I want to read this now, but can’t find it available anywhere (that isn’t an extortionate price)

3 Likes

I haven’t read this in years, so you’re making me think about rereading it soon

5 Likes

I feel like all Shearman stories are the exact same flavour - and fortunately, that is a flavour I enjoy, otherwise I think I might find his stories quite unbearable. There’s a very definite stylistic choice that goes on in all of his writing, and it’s especially obvious in stories like this. There’s always a subversion of what you’re given - here we have the ‘silly little girl’ (Scherzo spoilers…), ‘the bumbling king’, and then the enemy and hero in the Daleks and the Doctor. Then all that is wrapped up in a dark sense of humour and turned on its head in a way that really makes you think about the broader point he’s making.

And here, the point very much is that power corrupts and Empire is not for the best. It’s pointing at so-called British Ideals and saying no, that kind of power isn’t good. It harms everyone. And that’s the kind of thing you get in The Holy Terror and Chimes too. Which I also really like. I’d love to see the thoughts of someone who didn’t like this flavour of story, I would find that an interesting read.

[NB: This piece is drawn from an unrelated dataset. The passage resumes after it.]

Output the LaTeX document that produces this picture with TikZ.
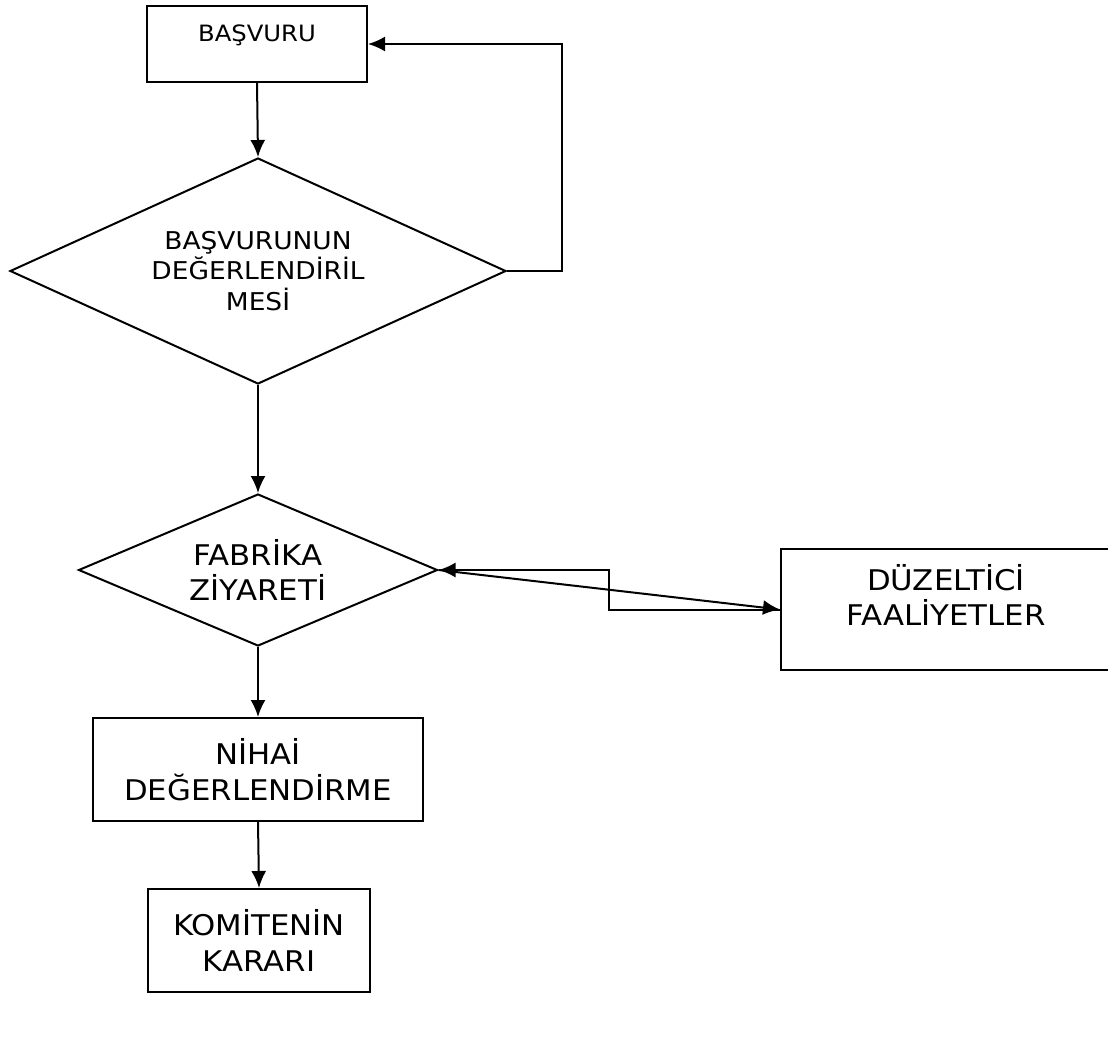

Otherwise, it’s been years since I listened to this and I don’t think I fully knew it was what would be Dalek in Series 1, so knowing that now is interesting. They’re different types of stories, and ultimately the Big Theme in both is different - Jubilee being very much about Power and Dalek being Grief - and honestly, I think Dalek is a lesser story. It hasn’t got the same kind of bite, and I do totally get why. But still, much to think about

7 Likes

I should rewatch Dalek sometime, when my memories of Jubilee are still fresh

4 Likes

While not a personal 10/10 for me, Jubilee is strong and should definitely be recognized as an important part of Doctor Who history.